* [DATASET EXTRACT]

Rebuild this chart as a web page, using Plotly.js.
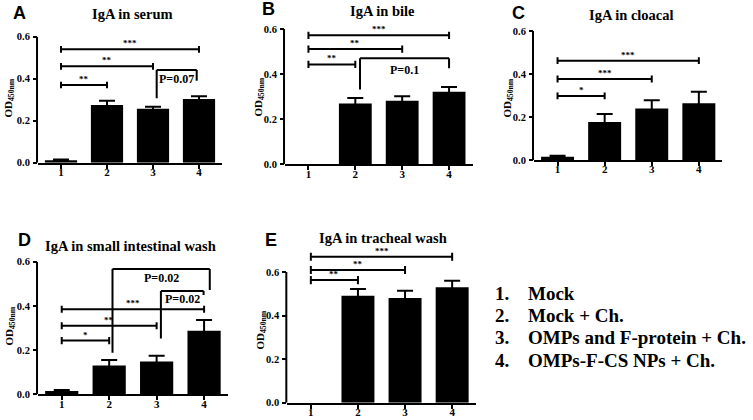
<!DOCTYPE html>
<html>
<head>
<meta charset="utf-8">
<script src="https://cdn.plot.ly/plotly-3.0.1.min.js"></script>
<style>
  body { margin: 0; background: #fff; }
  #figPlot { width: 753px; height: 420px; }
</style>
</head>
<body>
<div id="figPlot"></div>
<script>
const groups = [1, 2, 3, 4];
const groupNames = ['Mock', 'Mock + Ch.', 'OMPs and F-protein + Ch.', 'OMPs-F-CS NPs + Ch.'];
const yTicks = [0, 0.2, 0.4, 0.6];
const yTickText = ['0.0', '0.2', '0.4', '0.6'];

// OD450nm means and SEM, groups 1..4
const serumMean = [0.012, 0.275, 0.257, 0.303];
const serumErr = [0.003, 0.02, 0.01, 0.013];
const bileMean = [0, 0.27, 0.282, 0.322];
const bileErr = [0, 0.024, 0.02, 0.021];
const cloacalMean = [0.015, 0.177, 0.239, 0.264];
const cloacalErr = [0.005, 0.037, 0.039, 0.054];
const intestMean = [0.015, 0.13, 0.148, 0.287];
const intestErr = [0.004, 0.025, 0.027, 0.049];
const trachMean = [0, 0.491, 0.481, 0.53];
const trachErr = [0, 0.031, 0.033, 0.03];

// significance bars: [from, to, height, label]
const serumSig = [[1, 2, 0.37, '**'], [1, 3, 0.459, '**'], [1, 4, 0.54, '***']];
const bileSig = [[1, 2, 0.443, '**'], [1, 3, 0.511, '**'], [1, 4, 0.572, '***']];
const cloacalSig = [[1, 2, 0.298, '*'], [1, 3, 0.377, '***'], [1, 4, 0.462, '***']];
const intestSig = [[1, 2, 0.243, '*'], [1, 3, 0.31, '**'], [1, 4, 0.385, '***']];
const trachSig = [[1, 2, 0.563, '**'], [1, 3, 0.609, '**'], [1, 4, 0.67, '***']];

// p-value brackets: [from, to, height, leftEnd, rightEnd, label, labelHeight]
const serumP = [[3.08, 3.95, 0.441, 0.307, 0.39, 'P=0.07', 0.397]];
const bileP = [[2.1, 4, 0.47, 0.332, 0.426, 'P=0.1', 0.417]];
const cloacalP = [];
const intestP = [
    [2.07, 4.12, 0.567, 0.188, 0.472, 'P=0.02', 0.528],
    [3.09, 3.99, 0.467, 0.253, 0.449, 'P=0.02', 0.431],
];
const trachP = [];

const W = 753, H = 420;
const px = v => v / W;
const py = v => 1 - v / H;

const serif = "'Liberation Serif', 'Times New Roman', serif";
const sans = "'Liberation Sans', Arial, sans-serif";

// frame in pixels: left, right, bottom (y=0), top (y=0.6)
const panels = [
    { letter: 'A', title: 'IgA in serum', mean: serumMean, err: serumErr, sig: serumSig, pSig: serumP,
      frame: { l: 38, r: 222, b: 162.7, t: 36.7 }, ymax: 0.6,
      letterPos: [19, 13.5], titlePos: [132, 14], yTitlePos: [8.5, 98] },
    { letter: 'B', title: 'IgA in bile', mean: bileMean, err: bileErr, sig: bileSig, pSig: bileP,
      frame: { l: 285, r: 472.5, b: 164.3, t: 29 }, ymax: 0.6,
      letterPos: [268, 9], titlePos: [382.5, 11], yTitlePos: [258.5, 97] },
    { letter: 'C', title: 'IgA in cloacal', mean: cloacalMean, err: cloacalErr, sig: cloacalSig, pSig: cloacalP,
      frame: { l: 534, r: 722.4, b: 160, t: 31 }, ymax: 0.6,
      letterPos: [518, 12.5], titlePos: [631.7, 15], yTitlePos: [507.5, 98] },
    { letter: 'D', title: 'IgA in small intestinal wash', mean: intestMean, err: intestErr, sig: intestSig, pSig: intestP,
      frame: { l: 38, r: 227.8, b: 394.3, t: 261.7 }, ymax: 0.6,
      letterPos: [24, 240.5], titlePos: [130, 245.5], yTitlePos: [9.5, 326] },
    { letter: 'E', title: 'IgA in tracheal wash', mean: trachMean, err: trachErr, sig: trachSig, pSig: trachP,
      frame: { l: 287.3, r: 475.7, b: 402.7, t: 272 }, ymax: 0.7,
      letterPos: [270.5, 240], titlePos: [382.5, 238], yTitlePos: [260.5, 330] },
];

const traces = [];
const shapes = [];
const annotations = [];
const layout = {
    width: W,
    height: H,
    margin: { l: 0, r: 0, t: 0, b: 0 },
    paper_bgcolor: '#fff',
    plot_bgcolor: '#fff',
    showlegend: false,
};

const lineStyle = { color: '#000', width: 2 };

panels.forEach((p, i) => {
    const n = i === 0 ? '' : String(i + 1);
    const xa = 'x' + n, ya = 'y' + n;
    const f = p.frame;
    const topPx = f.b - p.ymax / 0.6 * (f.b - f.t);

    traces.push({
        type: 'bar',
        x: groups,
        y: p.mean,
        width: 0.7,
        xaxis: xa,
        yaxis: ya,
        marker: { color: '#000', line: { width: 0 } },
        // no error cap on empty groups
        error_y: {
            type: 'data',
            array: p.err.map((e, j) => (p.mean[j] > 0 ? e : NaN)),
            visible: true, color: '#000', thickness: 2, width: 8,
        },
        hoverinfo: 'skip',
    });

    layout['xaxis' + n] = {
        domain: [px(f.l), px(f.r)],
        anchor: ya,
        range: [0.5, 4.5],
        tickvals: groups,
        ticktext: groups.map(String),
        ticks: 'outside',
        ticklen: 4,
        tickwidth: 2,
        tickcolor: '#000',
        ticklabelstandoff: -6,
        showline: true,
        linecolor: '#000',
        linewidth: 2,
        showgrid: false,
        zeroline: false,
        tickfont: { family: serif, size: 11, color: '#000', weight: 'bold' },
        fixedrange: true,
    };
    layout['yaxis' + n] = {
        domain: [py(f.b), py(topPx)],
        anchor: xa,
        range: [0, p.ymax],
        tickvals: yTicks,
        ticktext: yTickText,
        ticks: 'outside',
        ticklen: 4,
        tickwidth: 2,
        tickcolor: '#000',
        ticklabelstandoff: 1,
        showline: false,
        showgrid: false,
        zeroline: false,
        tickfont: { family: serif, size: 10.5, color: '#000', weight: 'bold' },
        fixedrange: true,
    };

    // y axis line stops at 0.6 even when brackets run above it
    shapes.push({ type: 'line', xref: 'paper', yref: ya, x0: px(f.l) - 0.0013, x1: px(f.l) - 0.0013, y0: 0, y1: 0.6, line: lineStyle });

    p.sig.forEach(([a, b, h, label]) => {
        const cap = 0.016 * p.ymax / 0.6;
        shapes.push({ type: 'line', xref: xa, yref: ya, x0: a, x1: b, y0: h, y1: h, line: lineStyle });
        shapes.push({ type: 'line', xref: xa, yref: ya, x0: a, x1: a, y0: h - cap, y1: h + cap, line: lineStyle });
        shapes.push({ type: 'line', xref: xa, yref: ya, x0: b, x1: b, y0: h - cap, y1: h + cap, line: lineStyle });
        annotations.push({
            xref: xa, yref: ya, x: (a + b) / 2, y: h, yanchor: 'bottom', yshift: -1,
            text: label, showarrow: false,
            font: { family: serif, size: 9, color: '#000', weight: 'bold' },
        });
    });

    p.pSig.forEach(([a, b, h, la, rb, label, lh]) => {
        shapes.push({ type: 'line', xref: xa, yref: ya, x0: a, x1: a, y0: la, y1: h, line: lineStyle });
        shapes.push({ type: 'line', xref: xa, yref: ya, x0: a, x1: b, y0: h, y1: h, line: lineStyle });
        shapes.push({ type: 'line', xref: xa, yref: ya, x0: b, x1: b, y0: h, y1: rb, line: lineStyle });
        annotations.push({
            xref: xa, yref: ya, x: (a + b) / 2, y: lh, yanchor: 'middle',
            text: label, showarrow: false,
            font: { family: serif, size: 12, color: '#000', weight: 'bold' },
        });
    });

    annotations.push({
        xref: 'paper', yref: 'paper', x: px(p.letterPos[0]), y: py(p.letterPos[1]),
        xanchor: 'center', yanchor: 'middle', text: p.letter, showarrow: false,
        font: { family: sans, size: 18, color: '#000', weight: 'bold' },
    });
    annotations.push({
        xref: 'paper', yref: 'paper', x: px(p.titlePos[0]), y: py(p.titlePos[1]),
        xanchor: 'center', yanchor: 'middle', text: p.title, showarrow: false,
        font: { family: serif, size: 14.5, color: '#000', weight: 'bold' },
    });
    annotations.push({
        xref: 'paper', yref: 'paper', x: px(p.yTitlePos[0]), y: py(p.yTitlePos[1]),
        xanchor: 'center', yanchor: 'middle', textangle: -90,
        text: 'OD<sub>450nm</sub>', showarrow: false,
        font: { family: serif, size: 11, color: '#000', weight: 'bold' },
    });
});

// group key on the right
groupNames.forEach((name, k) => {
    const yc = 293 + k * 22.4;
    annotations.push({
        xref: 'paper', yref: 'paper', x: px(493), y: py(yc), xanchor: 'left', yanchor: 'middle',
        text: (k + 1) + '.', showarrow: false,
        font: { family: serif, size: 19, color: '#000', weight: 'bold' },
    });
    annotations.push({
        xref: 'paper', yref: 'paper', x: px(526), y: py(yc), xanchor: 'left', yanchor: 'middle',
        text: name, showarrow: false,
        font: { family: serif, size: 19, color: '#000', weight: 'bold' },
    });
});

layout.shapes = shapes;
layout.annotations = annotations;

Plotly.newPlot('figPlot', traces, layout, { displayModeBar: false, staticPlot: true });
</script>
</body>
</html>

* [EXERCISE DIRECTIONS] Leave out any pictures, please, and quote only the lines from the top of the data through the line that contains "const py = v => 1 - v / H;".

* [SOLUTION TO THIS PROBLEM]
Rebuild this chart as a web page, using Plotly.js.
<!DOCTYPE html>
<html>
<head>
<meta charset="utf-8">
<script src="https://cdn.plot.ly/plotly-3.0.1.min.js"></script>
<style>
  body { margin: 0; background: #fff; }
  #figPlot { width: 753px; height: 420px; }
</style>
</head>
<body>
<div id="figPlot"></div>
<script>
const groups = [1, 2, 3, 4];
const groupNames = ['Mock', 'Mock + Ch.', 'OMPs and F-protein + Ch.', 'OMPs-F-CS NPs + Ch.'];
const yTicks = [0, 0.2, 0.4, 0.6];
const yTickText = ['0.0', '0.2', '0.4', '0.6'];

// OD450nm means and SEM, groups 1..4
const serumMean = [0.012, 0.275, 0.257, 0.303];
const serumErr = [0.003, 0.02, 0.01, 0.013];
const bileMean = [0, 0.27, 0.282, 0.322];
const bileErr = [0, 0.024, 0.02, 0.021];
const cloacalMean = [0.015, 0.177, 0.239, 0.264];
const cloacalErr = [0.005, 0.037, 0.039, 0.054];
const intestMean = [0.015, 0.13, 0.148, 0.287];
const intestErr = [0.004, 0.025, 0.027, 0.049];
const trachMean = [0, 0.491, 0.481, 0.53];
const trachErr = [0, 0.031, 0.033, 0.03];

// significance bars: [from, to, height, label]
const serumSig = [[1, 2, 0.37, '**'], [1, 3, 0.459, '**'], [1, 4, 0.54, '***']];
const bileSig = [[1, 2, 0.443, '**'], [1, 3, 0.511, '**'], [1, 4, 0.572, '***']];
const cloacalSig = [[1, 2, 0.298, '*'], [1, 3, 0.377, '***'], [1, 4, 0.462, '***']];
const intestSig = [[1, 2, 0.243, '*'], [1, 3, 0.31, '**'], [1, 4, 0.385, '***']];
const trachSig = [[1, 2, 0.563, '**'], [1, 3, 0.609, '**'], [1, 4, 0.67, '***']];

// p-value brackets: [from, to, height, leftEnd, rightEnd, label, labelHeight]
const serumP = [[3.08, 3.95, 0.441, 0.307, 0.39, 'P=0.07', 0.397]];
const bileP = [[2.1, 4, 0.47, 0.332, 0.426, 'P=0.1', 0.417]];
const cloacalP = [];
const intestP = [
    [2.07, 4.12, 0.567, 0.188, 0.472, 'P=0.02', 0.528],
    [3.09, 3.99, 0.467, 0.253, 0.449, 'P=0.02', 0.431],
];
const trachP = [];

const W = 753, H = 420;
const px = v => v / W;
const py = v => 1 - v / H;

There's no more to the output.